Tressel also talked about the big Thursday night match-up between undefeated Big East foes No. 3 Louisville and No. 15 Rutgers. The winner could conceivably face the winner of OSU-Michigan for the national title, especially if it's Louisville.

"I didn't hear any of (our players) talking about it, but I bet they will watch it because they love football and no matter who is on, I bet they watch," Tressel said. "They were probably watching the other night when Northern Illinois and (Toledo) were on. They enjoy football and they have a lot of respect for people they've played against or watched on film. (Northern Illinois running back) Garrett Wolfe, they were probably watching him the other night, so they're football fans. Now, I hope they are working on some studying along with it, but I bet they watch tonight's game."

This marks two weeks in a row that a nationally televised Big East Thursday night game is the game of the week in college football (West Virginia-Louisville last week).
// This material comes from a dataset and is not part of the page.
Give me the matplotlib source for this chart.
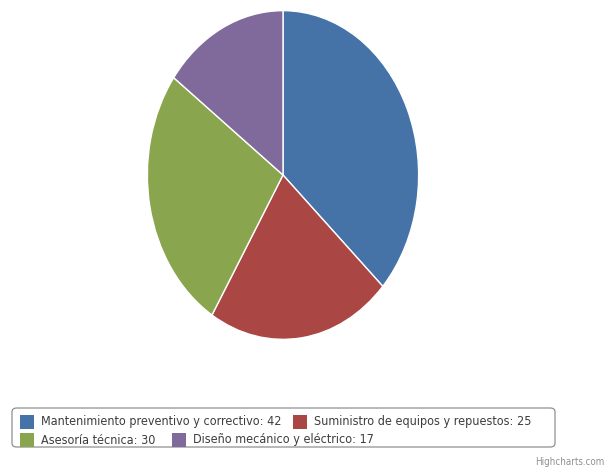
import matplotlib.pyplot as plt
from matplotlib.patches import FancyBboxPatch, Rectangle

services = ["Mantenimiento preventivo y correctivo", "Suministro de equipos y repuestos",
            "Asesoría técnica", "Diseño mecánico y eléctrico"]
counts = [42, 25, 30, 17]
colors = ["#4572A7", "#AA4643", "#89A54E", "#80699B"]

W, H = 607, 470
fig = plt.figure(figsize=(W / 100, H / 100), dpi=100)

# pie area in pixels (left, top, width, height) - stretched to an ellipse
px, py, pw, ph = 146, 9, 274, 332
ax = fig.add_axes([px / W, 1 - (py + ph) / H, pw / W, ph / H])
ax.pie(counts, colors=colors, startangle=90, counterclock=False,
       wedgeprops=dict(edgecolor="white", linewidth=1))
ax.set_aspect("auto")
ax.set_xlim(-1.01, 1.01)
ax.set_ylim(-1.01, 1.01)

# legend box
box = FancyBboxPatch((12 / W, 1 - 447 / H), 543 / W, 39 / H,
                     boxstyle="round,pad=0,rounding_size=0.008",
                     transform=fig.transFigure, facecolor="white",
                     edgecolor="#909090", linewidth=0.9)
fig.add_artist(box)

# legend items: symbol x position and row centre (pixels)
item_x = [20, 293, 20, 172]
item_y = [422, 422, 440, 440]
sq = 14
for name, n, c, x, y in zip(services, counts, colors, item_x, item_y):
    fig.add_artist(Rectangle((x / W, 1 - (y + sq / 2) / H), sq / W, sq / H,
                             transform=fig.transFigure, facecolor=c, edgecolor="none"))
    fig.text((x + sq + 7) / W, 1 - y / H, f"{name}: {n}", fontsize=9.0,
             color="#3d3d3d", family="DejaVu Sans", fontstretch="condensed",
             va="center")

fig.text(604 / W, 1 - 462 / H, "Highcharts.com", fontsize=7, color="#909090",
         ha="right", va="center", family="DejaVu Sans", fontstretch="condensed")

fig.savefig("out.png", dpi=100)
Tressel thinks it's a big boost for the Big East and could pay dividends down the line.

"Oh, absolutely," he said. "Any time you get people to watch your product and they have a very good product and when you get a chance to display it … that's why they want to play on Thursday nights and it's been a great thing for them."

Tressel also addressed the status of defensive tackle Nader Abdallah and wide receiver Devon Lyons, two highly-recruited players that have underachieved to this point.

"Nader is coming along," Tressel said. "Right now he's got Joel Penton, David Patterson and Quinn Pitcock, all seniors, all pretty darn good players. Todd Denlinger is a guy that Nader has been battling for playing time; Doug Worthington is battling in there. We need Nader to keep rolling and keep growing so he's ready for us for the future.

"Devon Lyons has really caught the injury bug. He had a bad ankle last year that kept him out and has been nursing a hamstring right now that is going to keep him from contributing on special teams. He was doing a good job on the scout team, but he hurt the hamstring and he can't help us out in those roles. Both good kids both kids that we hope will be players for us in the future, but when you get injured and you can't practice, boy it makes it hard to play."

Tressel always finds a way to get the most out of his kickers and punters, and the latest example is freshman kicker Aaron Pettrey who is 8-for-11 on field goals, nailed a 50-yarder last week and consistently booms his kickoffs deep in the end zone. So much for enduring growing pains as a freshman.

"His stroke has been good," Tressel said. "We're really focused in on how his extra points look and if his extra points hit the flagpole, that means he's got a little rhythm. And that 50-yarder that he hit, he had a nice wind behind it, all he needed to do was swing like an extra point because it was going to go. He has so much leg and a lot of young kickers won't do that. They'll be out at the 50 and think that, ‘Oh, I've got to crush this,' and Aaron really impressed me that he can just walk out there, take an extra point swing and watch the football go through the uprights from 50, dead center. And his kickoffs, deep, deep, deep."